The academy sits in Yokosuka, on the western shore of the Miura Peninsula overlooking Tokyo Bay. Yokosuka has been a naval city since the Meiji era, home to both the Japan Maritime Self-Defense Force headquarters and the United States Fleet Activities Yokosuka. The NDA campus occupies a hillside setting typical of Japanese military installations -- elevated, defensible, and removed from the bustle of the port city below. Students from all three branches -- Ground, Maritime, and Air Self-Defense Forces -- live, study, and train together on this single campus for four years. They are paid a salary as employees of the Ministry of Defense, and after graduation, they are posted to Officer Candidate Schools in their respective branches for an additional year or two of specialized training before receiving their commissions.
The NDA draws its students from civilian high school graduates who have completed twelve years of formal schooling, selecting them through a competitive examination process. The academy also runs master's and doctoral programs for serving officers endorsed by their branch supervisors. Its graduates have risen to the highest echelons of Japan's defense establishment: Yoshifumi Hibako and Yuji Fujinawa both served as chief of staff of the Japan Ground Self-Defense Force, and Toshio Tamogami led the Air Self-Defense Force. Gen Nakatani served as Minister of Defense under Prime Minister Junichiro Koizumi. Beyond the military, NDA alumni have moved into politics and public service -- Yoshihiro Murai became governor of Miyagi Prefecture, and Masahisa Sato serves in the House of Councillors. Perhaps the most remarkable alumnus is Kimiya Yui, who graduated from the NDA in 1992, joined the Air Self-Defense Force, was selected as a JAXA astronaut, and spent 142 days aboard the International Space Station during Expedition 44/45 in 2015.

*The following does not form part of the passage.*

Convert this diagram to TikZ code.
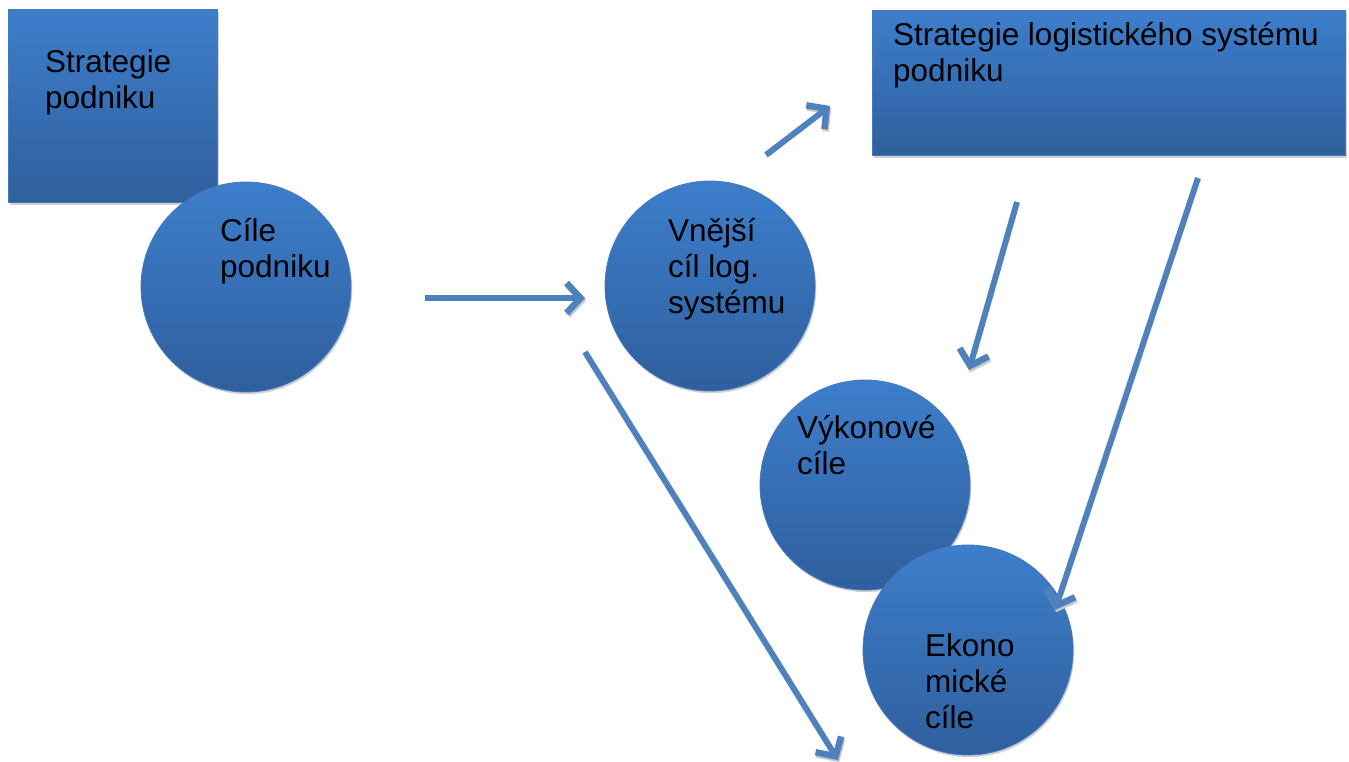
\documentclass[tikz,border=0pt]{standalone}
\usepackage{fontspec}
\setmainfont{Liberation Sans}
\usetikzlibrary{arrows.meta,shadows}
\definecolor{topblue}{HTML}{3D7ECB}
\definecolor{botblue}{HTML}{2F5F9E}
\definecolor{edgeblue}{HTML}{4679BA}
\definecolor{arrowblue}{HTML}{4F81BD}
\begin{document}
\begin{tikzpicture}[x=1pt,y=-1pt,
  shapebox/.style={top color=topblue,bottom color=botblue,draw=edgeblue,line width=0.8pt,
    drop shadow={shadow xshift=1.2pt,shadow yshift=-2.2pt,fill=black!30,opacity=0.6}},
  rectbox/.style={shapebox,rectangle,anchor=north west,inner sep=0pt},
  circbox/.style={shapebox,circle,minimum size=210pt,inner sep=0pt},
  lbl/.style={anchor=base west,align=left,inner sep=0pt,text=black,
    font=\fontsize{31.5pt}{36pt}\selectfont},
  arr/.style={draw=arrowblue,line width=6pt,
    -{Straight Barb[length=14pt,width=30pt,line width=6.5pt]},
    preaction={draw=black!22,transform canvas={shift={(1.2pt,-2.2pt)}}}}
]
\useasboundingbox (0,0) rectangle (1349,762);

% shapes
\node[rectbox,minimum width=209pt,minimum height=193pt] (sp) at (8,9) {};
\node[circbox] (cp) at (246,287) {};
\node[circbox] (vc) at (710,286) {};
\node[rectbox,minimum width=473pt,minimum height=145pt] (sl) at (872,10) {};
\node[circbox] (vk) at (865,485) {};
\node[circbox] (ek) at (968,650) {};

% labels (anchored at the baseline of their last line)
\node[lbl] (tsp) at (45,109) {Strategie\\podniku};
\node[lbl] (tcp) at (220,277) {Cíle\\podniku};
\node[lbl] (tvc) at (668,313) {Vnější\\cíl log.\\systému};
\node[lbl] (tsl) at (893,82) {Strategie logistického systému\\podniku};
\node[lbl] (tvk) at (797,474) {Výkonové\\cíle};
\node[lbl] (tek) at (925,728) {Ekono\\mické\\cíle};

% arrow end points
\coordinate (a1s) at (425,298); \coordinate (a1e) at (585,298);
\coordinate (a2s) at (766,155); \coordinate (a2e) at (830,106);
\coordinate (a3s) at (1017,202); \coordinate (a3e) at (969,370);
\coordinate (a4s) at (1198,178); \coordinate (a4e) at (1055,610);
\coordinate (a5s) at (585,352); \coordinate (a5e) at (838,760);

\draw[arr] (a1s) -- (a1e);
\draw[arr] (a2s) -- (a2e);
\draw[arr] (a3s) -- (a3e);
\draw[arr] (a4s) -- (a4e);
\draw[arr] (a5s) -- (a5e);
\end{tikzpicture}
\end{document}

One of the academy's peculiarities reflects Japan's strict bureaucratic boundaries. Because the NDA falls under the Ministry of Defense rather than the Ministry of Education, Culture, Sports, Science and Technology -- known as MEXT -- it cannot issue its own academic degrees. Instead, graduates must apply to the National Institution for Academic Degrees and Quality Enhancement of Higher Education, an independent body, to receive formal recognition of their coursework. It is an odd arrangement for an institution that produces some of the country's most capable leaders, but it underscores the NDA's unusual position in Japanese society: fully military, partially academic, and belonging to neither world entirely. The academy admitted its first female student in 1992, the same year Kimiya Yui graduated, marking another step in the institution's ongoing evolution from its rigid postwar origins toward something more reflective of modern Japan.
Located at 35.258N, 139.722E in Yokosuka, on the western shore of the Miura Peninsula. The campus is visible as a complex of buildings on elevated terrain above the port city. Yokosuka's extensive naval facilities -- both JMSDF and US Navy -- dominate the waterfront nearby. Tokyo Bay stretches to the north and west, with heavy ship traffic in the Uraga Channel. Nearest airports: Tokyo Haneda (RJTT) approximately 25nm north, Atsugi Naval Air Facility (RJTA) approximately 15nm northwest. The Yokosuka naval base (with US Navy warships often visible at berth) provides a strong visual landmark. Yokosuka is also home to the historic Mikasa memorial ship near Mikasa Park.